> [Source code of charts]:
□ □ □
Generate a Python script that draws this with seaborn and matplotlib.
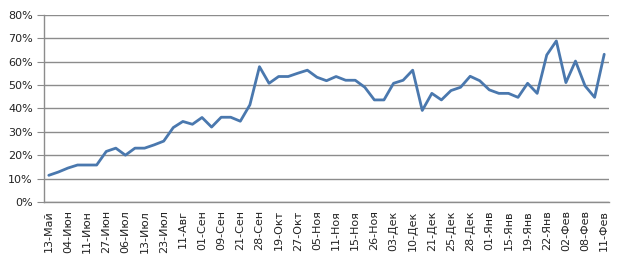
import matplotlib
matplotlib.use("Agg")
import matplotlib.pyplot as plt
import seaborn as sns
import numpy as np
import pandas as pd
from matplotlib.ticker import FixedLocator, PercentFormatter

tick_labels = ["13-Май", "04-Июн", "11-Июн", "27-Июн", "06-Июл", "13-Июл", "23-Июл",
               "11-Авг", "01-Сен", "09-Сен", "21-Сен", "28-Сен", "19-Окт", "27-Окт",
               "05-Ноя", "11-Ноя", "15-Ноя", "26-Ноя", "03-Дек", "10-Дек", "21-Дек",
               "25-Дек", "28-Дек", "01-Янв", "15-Янв", "19-Янв", "22-Янв", "02-Фев",
               "08-Фев", "11-Фев"]

values = [11.4, 12.8, 14.5, 15.8, 15.8, 15.8, 21.6, 23.0, 20.0, 23.0,
          23.0, 24.4, 26.0, 31.8, 34.4, 33.2, 36.1, 32.0, 36.2, 36.2,
          34.5, 41.5, 57.8, 50.7, 53.6, 53.6, 55.0, 56.3, 53.3, 51.8,
          53.6, 52.0, 52.0, 49.0, 43.6, 43.6, 50.7, 52.0, 56.3, 39.1,
          46.4, 43.6, 47.6, 49.0, 53.7, 51.8, 47.9, 46.4, 46.4, 44.7,
          50.7, 46.4, 62.8, 68.8, 51.0, 60.2, 49.6, 44.7, 63.1]

df = pd.DataFrame({"idx": np.arange(len(values)), "value": values})

sns.set_theme(style="white")
plt.rcParams['font.family'] = ['DejaVu Sans']

fig = plt.figure(figsize=(6.24, 2.63), dpi=100)
ax = fig.add_axes([44/624, 1-202/263, (609-44)/624, (202-14.7)/263])

sns.lineplot(data=df, x="idx", y="value", ax=ax, color="#4A78AE", linewidth=2.0)

ax.set_xlim(-0.5, len(values) - 0.5)
ax.set_ylim(0, 80)
ax.set_yticks(np.arange(0, 81, 10))
ax.yaxis.set_major_formatter(PercentFormatter(decimals=0))
ax.yaxis.grid(True, color="#8C8C8C", linewidth=1.0)
ax.set_axisbelow(True)

major_pos = np.arange(0, len(values), 2)
ax.set_xticks(major_pos)
ax.set_xticklabels(tick_labels, rotation=90, fontsize=8, color="#222222")
ax.xaxis.set_minor_locator(FixedLocator(np.arange(-0.5, len(values), 1)))
ax.tick_params(axis="x", which="major", length=0, pad=6)
ax.tick_params(axis="x", which="minor", length=5, width=0.8, color="#8C8C8C", direction="out")
ax.tick_params(axis="y", which="major", length=5, width=0.8, color="#8C8C8C",
               direction="out", labelsize=8, labelcolor="#222222", left=True, pad=3)

for s in ["top", "right"]:
    ax.spines[s].set_visible(False)
for s in ["left", "bottom"]:
    ax.spines[s].set_color("#8C8C8C")
    ax.spines[s].set_linewidth(1.0)

ax.set_xlabel("")
ax.set_ylabel("")

fig.savefig("out.png", dpi=100)
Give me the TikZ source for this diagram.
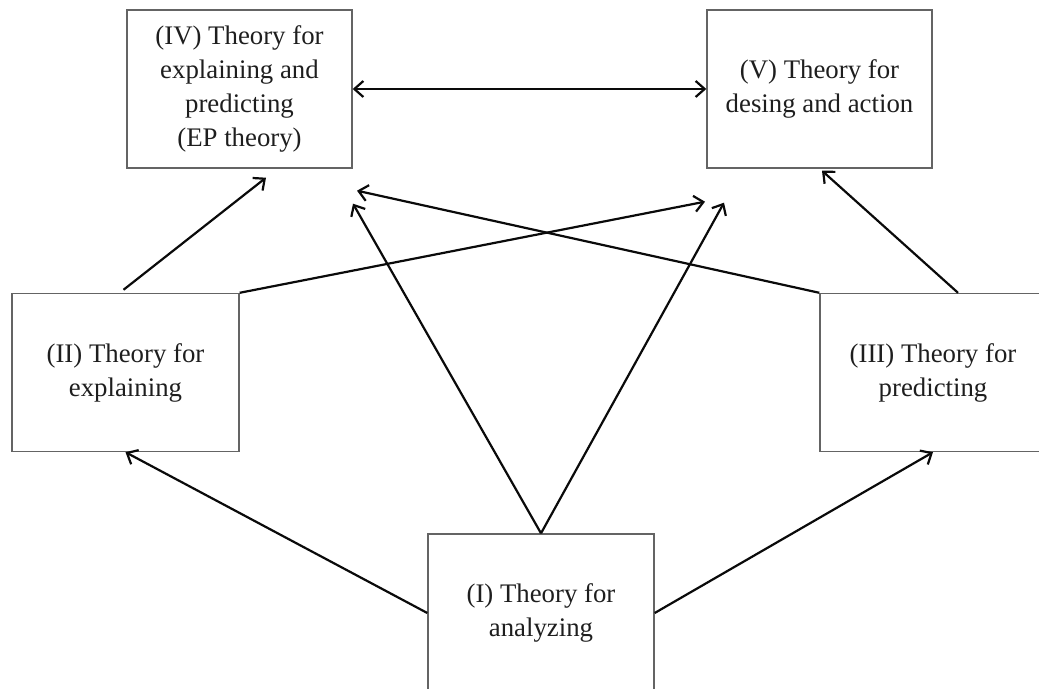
\documentclass[tikz,border=0pt]{standalone}
\usepackage{fontspec}
\setmainfont{Liberation Serif}
\usetikzlibrary{arrows.meta, calc}
\definecolor{colBorder}{RGB}{100,100,100}
\definecolor{colText}{RGB}{30,30,30}
\definecolor{colArrow}{RGB}{10,10,10}
\tikzset{
    theorybox/.style={rectangle, draw=colBorder, line width=0.7pt, inner sep=0pt,
        minimum width=113pt, minimum height=79pt, align=center, text=colText,
        font=\fontsize{13.4}{17}\selectfont},
    arrow/.style={-{Straight Barb[length=4.5pt, width=8pt]}, line width=1.1pt, draw=colArrow},
    dblarrow/.style={{Straight Barb[length=4.5pt, width=8pt]}-{Straight Barb[length=4.5pt, width=8pt]}, line width=1.1pt, draw=colArrow}
}

\begin{document}
\begin{tikzpicture}[x=0.5pt, y=-0.5pt]

    \clip (0,0) rectangle (1039,689);

    \node[theorybox, minimum width=112.5pt] (epth) at (239.5,89) {(IV) Theory for\\explaining and\\predicting\\(EP theory)};
    \node[theorybox, minimum width=112.5pt] (desg) at (819.5,89) {(V) Theory for\\desing and action};
    \node[theorybox, minimum width=113.5pt] (expl) at (125.5,372.5) {(II) Theory for\\explaining};
    \node[theorybox] (pred) at (933,372.5) {(III) Theory for\\predicting};
    \node[theorybox] (anlz) at (541,613) {(I) Theory for\\analyzing};

    % free ends of the crossing arrows
    \coordinate (epthA) at ($(epth.south)+(26.5,9)$);
    \coordinate (epthB) at ($(epth.south)+(113.5,35)$);
    \coordinate (epthC) at ($(epth.south)+(117.5,22)$);
    \coordinate (desgA) at ($(desg.south)+(-114.5,33)$);
    \coordinate (desgB) at ($(desg.south)+(-95.5,34)$);
    \coordinate (desgC) at ($(desg.south)+(2.5,2)$);
    \coordinate (predS) at ($(pred.north)+(25,0)$);

    \draw[dblarrow] (epth) -- (desg);
    \draw[arrow] ($(expl.north)+(-2,-3)$) -- (epthA);
    \draw[arrow] (expl.north east) -- (desgA);
    \draw[arrow] (anlz.north) -- (epthB);
    \draw[arrow] (anlz.north) -- (desgB);
    \draw[arrow] (pred.north west) -- (epthC);
    \draw[arrow] (predS) -- (desgC);
    \draw[arrow] (anlz.west) -- (expl.south);
    \draw[arrow] (anlz.east) -- (pred.south);

\end{tikzpicture}
\end{document}
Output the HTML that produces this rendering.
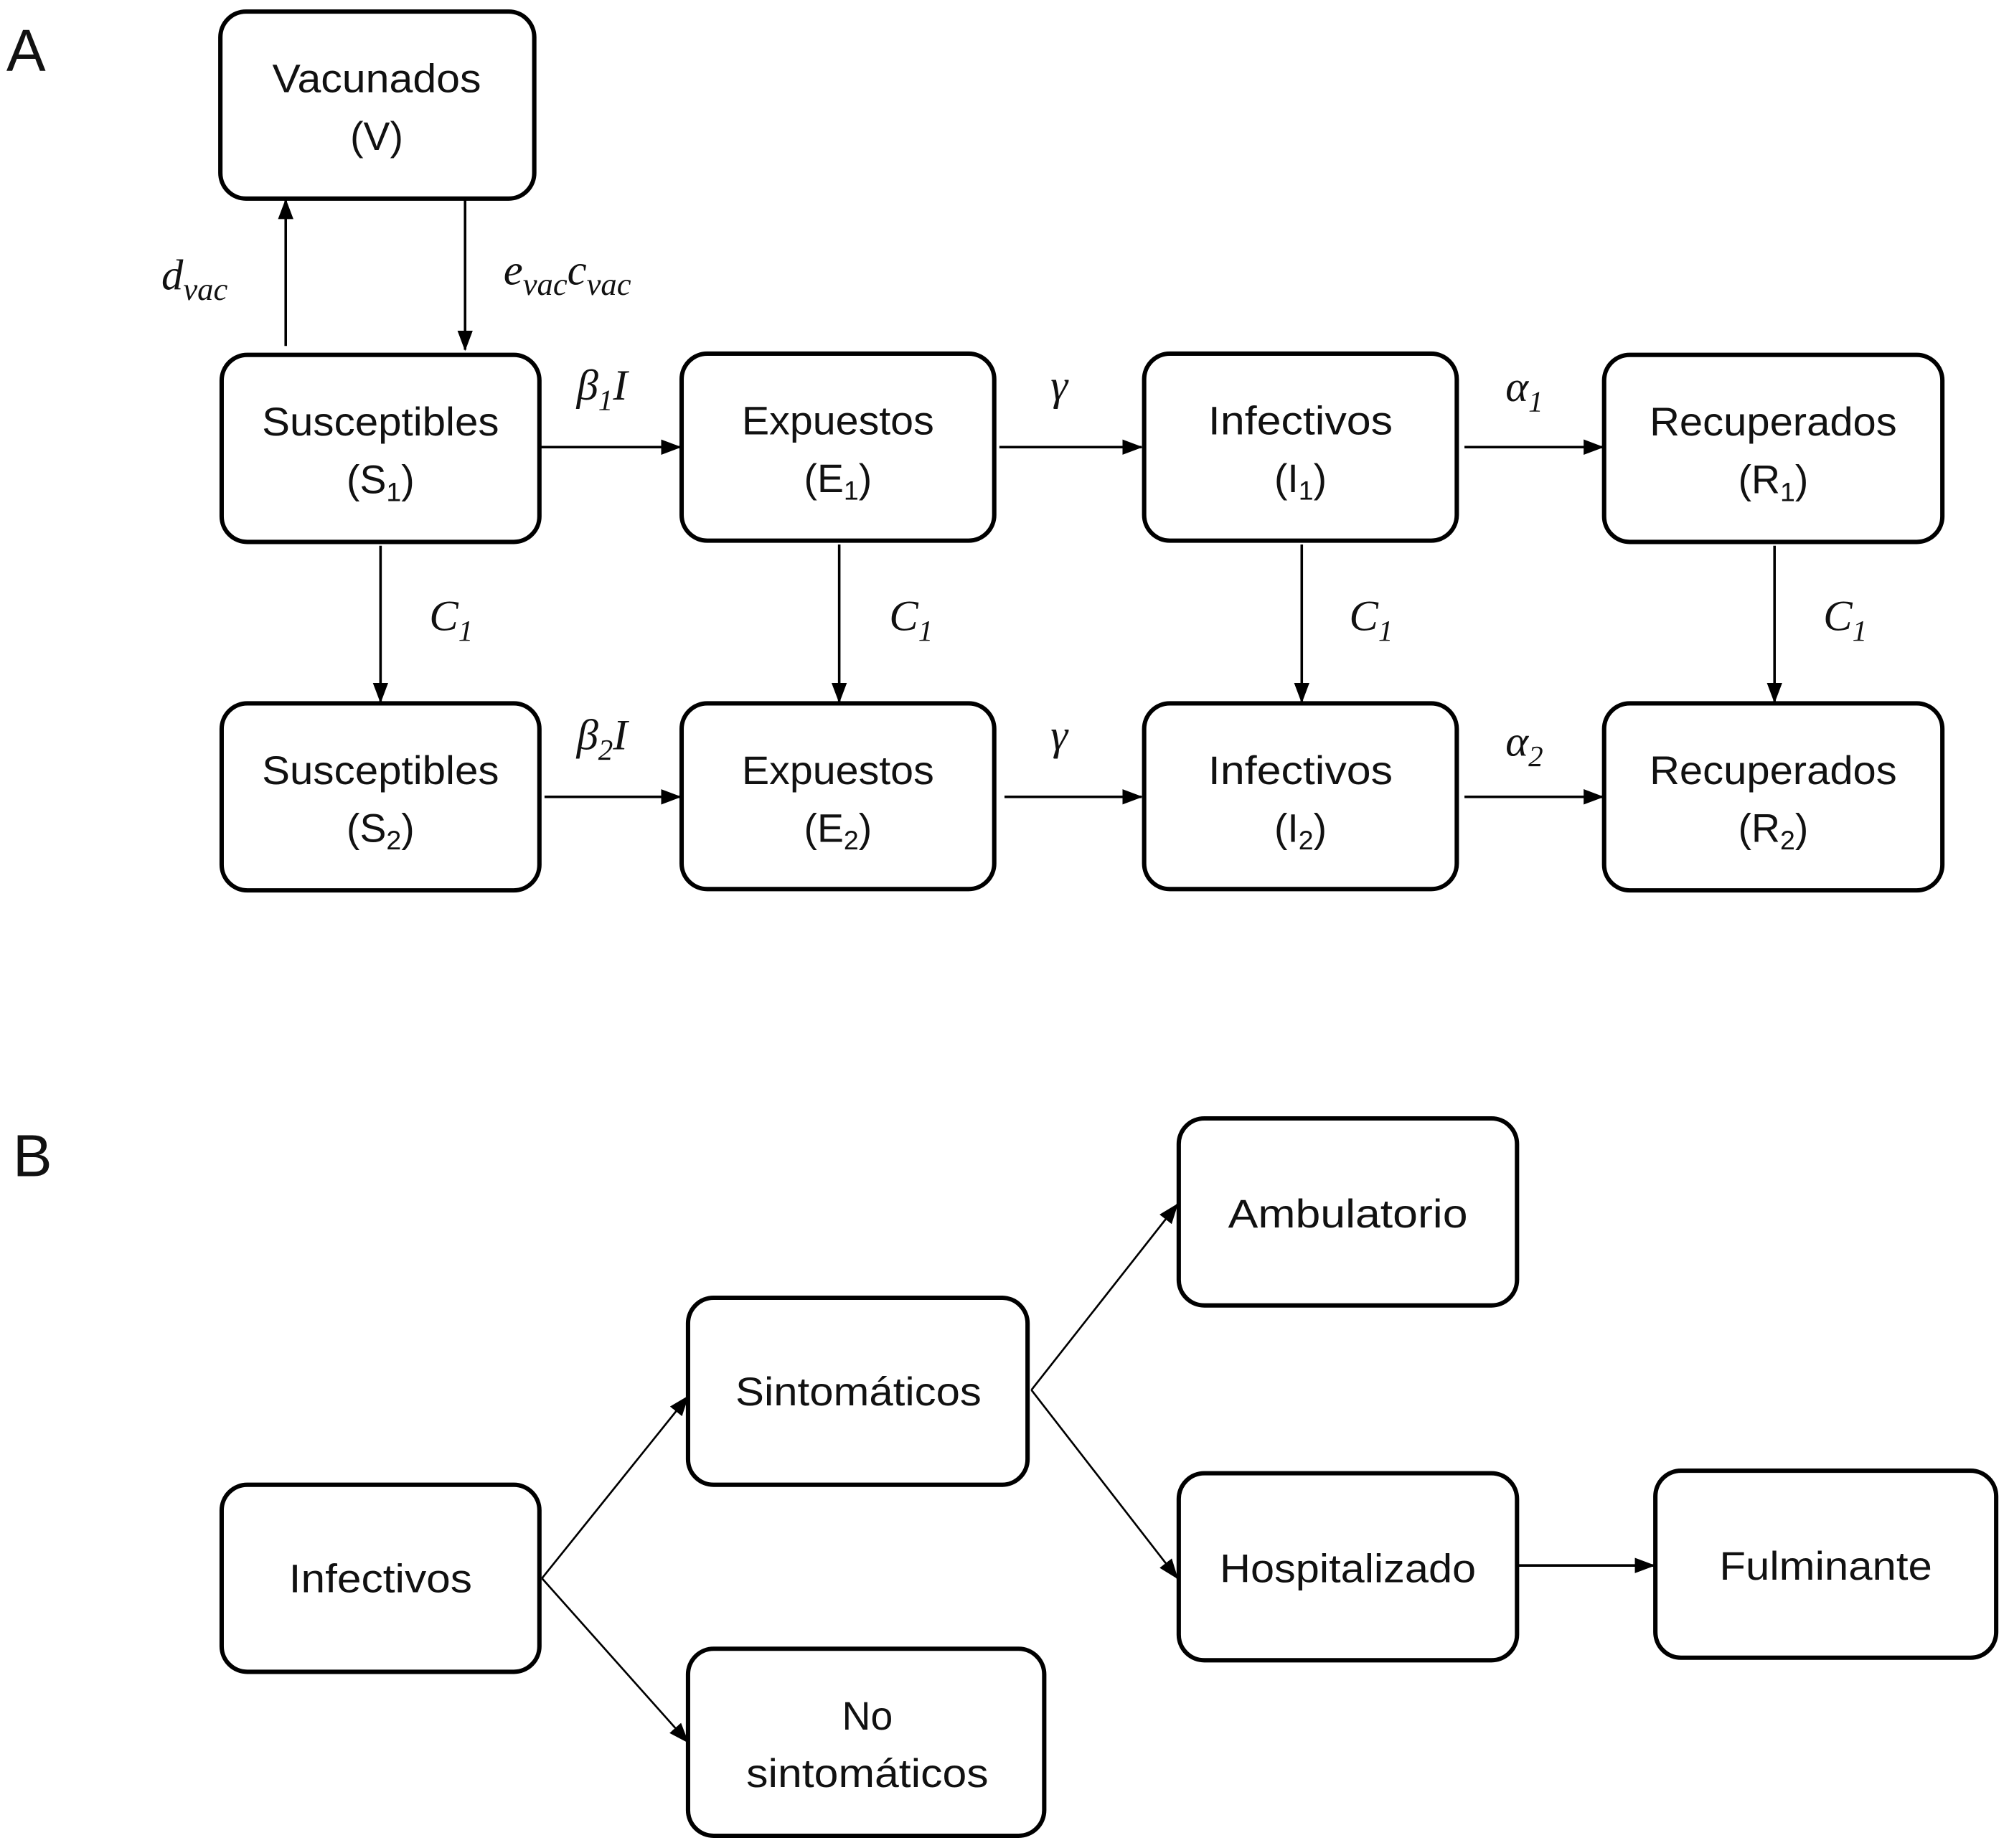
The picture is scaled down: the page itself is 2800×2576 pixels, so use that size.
<!DOCTYPE html>
<html><head><meta charset="utf-8"><style>
html,body{margin:0;padding:0;background:#fff;}
svg{display:block;}
text{font-family:"Liberation Sans",sans-serif;fill:#111;}
.t{font-size:31px;text-anchor:middle;}
.m{font-family:"Liberation Serif",serif;font-style:italic;font-size:34px;}
.s{font-size:21px;}
</style></head><body>
<svg width="2800" height="2576" viewBox="0 0 1568 1442.5" xmlns="http://www.w3.org/2000/svg">
<defs>
<marker id="b" markerWidth="16" markerHeight="16" refX="15" refY="8" orient="auto" markerUnits="userSpaceOnUse" viewBox="0 0 16 16"><path d="M0,2 L16,8 L0,14 Z" fill="#000"/></marker></defs>
<text x="5" y="55" style="font-size:46px">A</text>
<text x="10" y="918" style="font-size:46px">B</text>
<g fill="#fff" stroke="#000" stroke-width="3.4">
<rect x="172" y="9" width="245" height="146" rx="20"/>
<rect x="173" y="277" width="248" height="146" rx="20"/>
<rect x="532" y="276" width="244" height="146" rx="20"/>
<rect x="893" y="276" width="244" height="146" rx="20"/>
<rect x="1252" y="277" width="264" height="146" rx="20"/>
<rect x="173" y="549" width="248" height="146" rx="20"/>
<rect x="532" y="549" width="244" height="145" rx="20"/>
<rect x="893" y="549" width="244" height="145" rx="20"/>
<rect x="1252" y="549" width="264" height="146" rx="20"/>
<rect x="173" y="1159" width="248" height="146" rx="20"/>
<rect x="537" y="1013" width="265" height="146" rx="20"/>
<rect x="537" y="1287" width="278" height="146" rx="20"/>
<rect x="920" y="873" width="264" height="146" rx="20"/>
<rect x="920" y="1150" width="264" height="146" rx="20"/>
<rect x="1292" y="1148" width="266" height="146" rx="20"/>
</g>
<g stroke="#000" stroke-width="2" fill="none" marker-end="url(#b)">
<line x1="223" y1="270" x2="223" y2="156"/>
<line x1="363" y1="155" x2="363" y2="273"/>
<line x1="421" y1="349" x2="531" y2="349"/>
<line x1="780" y1="349" x2="891" y2="349"/>
<line x1="1143" y1="349" x2="1251" y2="349"/>
<line x1="425" y1="622" x2="531" y2="622"/>
<line x1="784" y1="622" x2="891" y2="622"/>
<line x1="1143" y1="622" x2="1251" y2="622"/>
<line x1="297" y1="426" x2="297" y2="548"/>
<line x1="655" y1="425" x2="655" y2="548"/>
<line x1="1016" y1="425" x2="1016" y2="548"/>
<line x1="1385" y1="426" x2="1385" y2="548"/>
<line x1="1184" y1="1222" x2="1291" y2="1222"/>
</g>
<g stroke="#000" stroke-width="1.5" fill="none" marker-end="url(#b)">
<line x1="423" y1="1232" x2="537" y2="1090"/>
<line x1="423" y1="1232" x2="537" y2="1360"/>
<line x1="805" y1="1085" x2="919" y2="940"/>
<line x1="805" y1="1085" x2="919" y2="1232"/>
</g>
<g lengthAdjust="spacingAndGlyphs">
<text class="t" x="294" y="72" textLength="163" lengthAdjust="spacingAndGlyphs">Vacunados</text>
<text class="t" x="294" y="117">(V)</text>
<text class="t" x="297" y="340" textLength="185" lengthAdjust="spacingAndGlyphs">Susceptibles</text>
<text class="t" x="297" y="385">(S<tspan class="s" dy="6">1</tspan><tspan dy="-6">)</tspan></text>
<text class="t" x="654" y="339" textLength="150" lengthAdjust="spacingAndGlyphs">Expuestos</text>
<text class="t" x="654" y="384">(E<tspan class="s" dy="6">1</tspan><tspan dy="-6">)</tspan></text>
<text class="t" x="1015" y="339" textLength="144" lengthAdjust="spacingAndGlyphs">Infectivos</text>
<text class="t" x="1015" y="384">(I<tspan class="s" dy="6">1</tspan><tspan dy="-6">)</tspan></text>
<text class="t" x="1384" y="340" textLength="193" lengthAdjust="spacingAndGlyphs">Recuperados</text>
<text class="t" x="1384" y="385">(R<tspan class="s" dy="6">1</tspan><tspan dy="-6">)</tspan></text>
<text class="t" x="297" y="612" textLength="185" lengthAdjust="spacingAndGlyphs">Susceptibles</text>
<text class="t" x="297" y="657">(S<tspan class="s" dy="6">2</tspan><tspan dy="-6">)</tspan></text>
<text class="t" x="654" y="612" textLength="150" lengthAdjust="spacingAndGlyphs">Expuestos</text>
<text class="t" x="654" y="657">(E<tspan class="s" dy="6">2</tspan><tspan dy="-6">)</tspan></text>
<text class="t" x="1015" y="612" textLength="144" lengthAdjust="spacingAndGlyphs">Infectivos</text>
<text class="t" x="1015" y="657">(I<tspan class="s" dy="6">2</tspan><tspan dy="-6">)</tspan></text>
<text class="t" x="1384" y="612" textLength="193" lengthAdjust="spacingAndGlyphs">Recuperados</text>
<text class="t" x="1384" y="657">(R<tspan class="s" dy="6">2</tspan><tspan dy="-6">)</tspan></text>
<text class="t" x="297" y="1243" textLength="143" lengthAdjust="spacingAndGlyphs">Infectivos</text>
<text class="t" x="670" y="1097" textLength="192" lengthAdjust="spacingAndGlyphs">Sintomáticos</text>
<text class="t" x="677" y="1350">No</text>
<text class="t" x="677" y="1395" textLength="189" lengthAdjust="spacingAndGlyphs">sintomáticos</text>
<text class="t" x="1052" y="958" textLength="187" lengthAdjust="spacingAndGlyphs">Ambulatorio</text>
<text class="t" x="1052" y="1235" textLength="200" lengthAdjust="spacingAndGlyphs">Hospitalizado</text>
<text class="t" x="1425" y="1233" textLength="166" lengthAdjust="spacingAndGlyphs">Fulminante</text>
</g>
<text class="m" x="126" y="226">d<tspan dy="8" style="font-size:25px">vac</tspan></text>
<text class="m" x="393" y="222">e<tspan dy="8" style="font-size:25px">vac</tspan><tspan dy="-8">c</tspan><tspan dy="8" style="font-size:25px">vac</tspan></text>
<text class="m" x="450" y="312">β<tspan dy="8" style="font-size:23px">1</tspan><tspan dy="-8">I</tspan></text>
<text class="m" x="450" y="585">β<tspan dy="8" style="font-size:23px">2</tspan><tspan dy="-8">I</tspan></text>
<text class="m" x="820" y="312">γ</text>
<text class="m" x="820" y="585">γ</text>
<text class="m" x="1175" y="313">α<tspan dy="8" style="font-size:23px">1</tspan></text>
<text class="m" x="1175" y="590">α<tspan dy="8" style="font-size:23px">2</tspan></text>
<text class="m" x="335" y="492">C<tspan dy="8" style="font-size:23px">1</tspan></text>
<text class="m" x="694" y="492">C<tspan dy="8" style="font-size:23px">1</tspan></text>
<text class="m" x="1053" y="492">C<tspan dy="8" style="font-size:23px">1</tspan></text>
<text class="m" x="1423" y="492">C<tspan dy="8" style="font-size:23px">1</tspan></text>
</svg>
</body></html>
□ □ □
> [THE TASK]:
State how many lines hold the word "that". The number is the whole answer.

> [RESULT]:
3